Within the next seven years Ernst appeared in many plays in Austria, Germany and Italy. He also wrote and directed several stage plays and made his short film debut FLUCHT. The film became an internet phenomenon and in 1999 Ernst was accepted to the Directing Program at the AFI Conservatory in Los Angeles. His AFI thesis film BAR TIME was one of only five AFI alumni films ever released on DVD by the American Film Institute.

==Feature films==
After graduating from AFI Conservatory Ernst Gossner founded his Los Angeles-based company Vent Productions. His first feature South of Pico (SOP), a character driven drama co-developed with his long-time collaborator Richard Marcus was shot in Los Angeles and premiered at the 2007 American Black Film Festival where it won all three awards it was nominated for. South of Pico went on to win seven international Awards in the U.S., Europe and China and was released in the US and Europe.

Ernst Gossner followed up with the documentary Global Warning which he co-created with Robert Narholz. This documentary lead to Ernst's second feature film The Silent Mountain with William Moseley, Eugenia Costantini and Claudia Cardinale. The Silent Mountain was released in March 2014 and became a box-office-hit in Ernst's native Austria. The film went on to become an international bestseller and sold to more than 60 countries worldwide.

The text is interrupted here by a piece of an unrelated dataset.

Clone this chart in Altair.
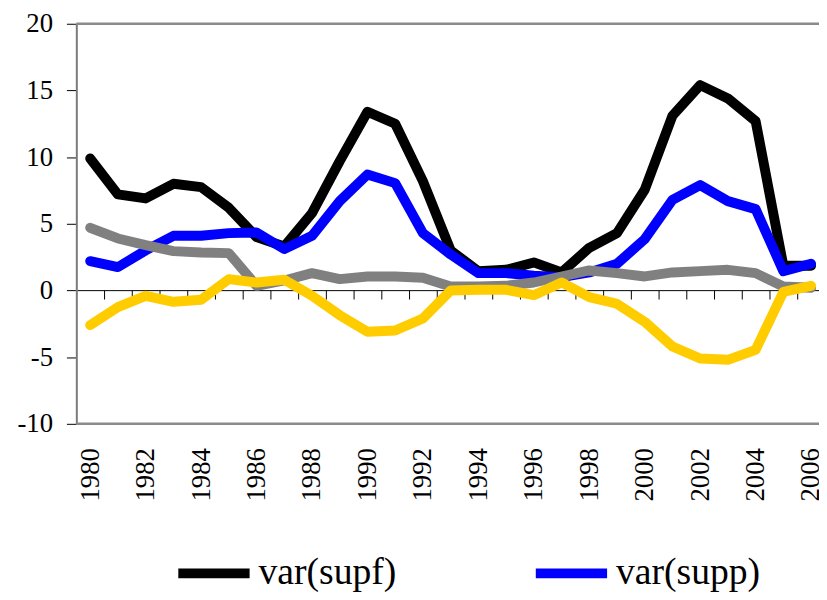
import altair as alt
import pandas as pd

years = list(range(1980, 2007))
var_supf = [9.9, 7.2, 6.9, 8.0, 7.75, 6.2, 4.0, 3.3, 5.8, 9.7, 13.4, 12.5, 8.2, 3.0,
            1.45, 1.55, 2.1, 1.35, 3.2, 4.3, 7.55, 13.1, 15.4, 14.4, 12.7, 1.85, 1.85]
var_supp = [2.2, 1.75, 3.0, 4.1, 4.1, 4.3, 4.35, 3.1, 4.1, 6.7, 8.7, 8.05, 4.3, 2.7,
            1.3, 1.3, 1.1, 1.0, 1.35, 2.0, 3.85, 6.8, 7.9, 6.7, 6.1, 1.45, 2.0]
var_resid = [4.7, 3.9, 3.4, 2.95, 2.85, 2.8, 0.35, 0.75, 1.3, 0.85, 1.05, 1.05, 0.95, 0.3,
             0.3, 0.35, 0.6, 1.05, 1.5, 1.3, 1.05, 1.35, 1.45, 1.55, 1.3, 0.3, 0.2]
cov_term = [-2.6, -1.25, -0.4, -0.85, -0.7, 0.85, 0.6, 0.8, -0.4, -1.85, -3.1, -3.0, -2.1, 0.0,
            0.05, 0.05, -0.35, 0.6, -0.5, -1.0, -2.35, -4.2, -5.1, -5.2, -4.45, -0.1, 0.35]

series_names = ["var(supf)", "var(supp)", "var(resid)", "2cov(supp,resid)"]
series_colors = ["#000000", "#0000FF", "#808080", "#FFCC00"]
legend_names = ["var(supf)", "var(supp)"]
y_ticks = [-10, -5, 0, 5, 10, 15, 20]
x_label_years = list(range(1980, 2007, 2))
x_boundaries = [y + 0.5 for y in range(1980, 2006)]
frame_levels = [20, -10]

rows = []
for name, vals in zip(series_names, [var_supf, var_supp, var_resid, cov_term]):
    for yr, v in zip(years, vals):
        rows.append({"year": yr, "value": v, "series": name})
df = pd.DataFrame(rows)

W, H = 750, 404
px_per_year = 28
xdomain = [1979.5, 1979.5 + W / px_per_year]
xscale = alt.Scale(domain=xdomain, zero=False, nice=False)
yscale = alt.Scale(domain=[-10, 20], nice=False, zero=False)
FONT = "Liberation Serif"

yaxis = alt.Axis(values=y_ticks, title=None, grid=False, labelFont=FONT, labelFontSize=27,
                 labelColor="black", tickColor="black", tickSize=10, tickWidth=1,
                 labelPadding=14, domainColor="#7a7a7a", domainWidth=2,
                 labelExpr="datum.value < 0 ? '-' + abs(datum.value) : '' + datum.value")

label_axis = alt.Axis(values=x_label_years, title=None, grid=False, orient="bottom",
                      labelAngle=-90, labelFont=FONT, labelFontSize=27, labelColor="black",
                      ticks=False, tickSize=0, domain=False, labelPadding=24, format="d",
                      labelOverlap=False)
tick_axis = alt.Axis(values=x_boundaries, title=None, grid=False, orient="bottom",
                     labels=False, tickSize=9, tickColor="black", tickWidth=1,
                     domainColor="black", domainWidth=1, offset=-135)

color = alt.Color("series:N",
                  scale=alt.Scale(domain=series_names, range=series_colors),
                  legend=alt.Legend(values=legend_names, title=None, orient="none",
                                    legendX=98, legendY=514, direction="horizontal",
                                    symbolType="stroke", symbolSize=5184,
                                    symbolStrokeWidth=10, labelFont=FONT,
                                    labelFontSize=38, labelColor="black",
                                    labelOffset=4, columnPadding=120, labelLimit=400))

lines = alt.Chart(df).mark_line(strokeWidth=10, strokeCap="round", strokeJoin="round").encode(
    x=alt.X("year:Q", scale=xscale, axis=label_axis),
    y=alt.Y("value:Q", scale=yscale, axis=yaxis),
    color=color,
    detail="series:N",
)

ticks_layer = alt.Chart(df).mark_line(opacity=0).encode(
    x=alt.X("year:Q", scale=xscale, axis=tick_axis),
    y=alt.Y("value:Q", scale=yscale, axis=yaxis),
)

frame = alt.Chart(pd.DataFrame({"lvl": frame_levels})).mark_rule(
    color="#8a8a8a", strokeWidth=2.5).encode(
    y=alt.Y("lvl:Q", scale=yscale, axis=yaxis),
    x=alt.value(0), x2=alt.value(W),
)

chart = alt.layer(frame, ticks_layer, lines).resolve_axis(x="independent").properties(
    width=W, height=H,
    autosize=alt.AutoSizeParams(type="none"),
    padding={"left": 69, "top": 13, "right": 0, "bottom": 175},
).configure_view(stroke=None)

chart.save("out.html", embed_options={"renderer": "svg", "actions": False})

Ernst also directed the feature-film segments of 2017 TV-co-production Maria Theresia - Majestät und Mutter (ORF, ARTE, ZDF, Cesky Televise). Watched in total by more than 1,1 Million viewers in Austria.

Currently, Ernst Gossner has secured the rights to Fred Mayer's story, the true story of the real Inglorious Bastard. Ernst will turn Fred's story into a TV mini-series. He also finished a documentary on the liberation of the Mauthausen concentration camp 1945 with the title Whom To Tell which premiered at the (Heimatfilmfestival) and garnered the audience award.

==Awards==
- USA Film Festival
  - 2002 - Special Jury Award, Bar Time
- American Black Film Festival
  - 2007 - Best Feature, South Of Pico
- American Black Film Festival
  - 2007 - Red Star Award for Originality, Innovation and Vision, South Of Pico
- Pan-African Film Festival
  - 2008 - Best First Feature, South Of Pico
- Drehbuchverband Austria (Writer's Guild)
  - 2008 - Thomas Pluch Screenplay Award, South Of Pico
- Innsbruck Film Festival
  - 2008 - Audience Award, South Of Pico
- Beijing Film Festival
  - 2008 - Best Feature, South Of Pico
- Heimatfilmfestival Freistadt
  - 2020 - Audience Award, Whom To Tell

==Filmography==
- Flucht (1997)
- Bar Time (2002)
- The Point (2002)
- Otto+Anna (2005)
- South of Pico (2007)
- Global Warning (2011)
- The Silent Mountain (2014)
- Maria Theresia - Majestät und Mutter (2017)
- Whom To Tell (2020)

==Theater==
- "Die Praesidentinnen" Tiroler Landestheater (1998)
- "Parzival," Bergfestspiele Seefeld, Austria (2002)
- "Elektrika," Winner European Union Grant (2005)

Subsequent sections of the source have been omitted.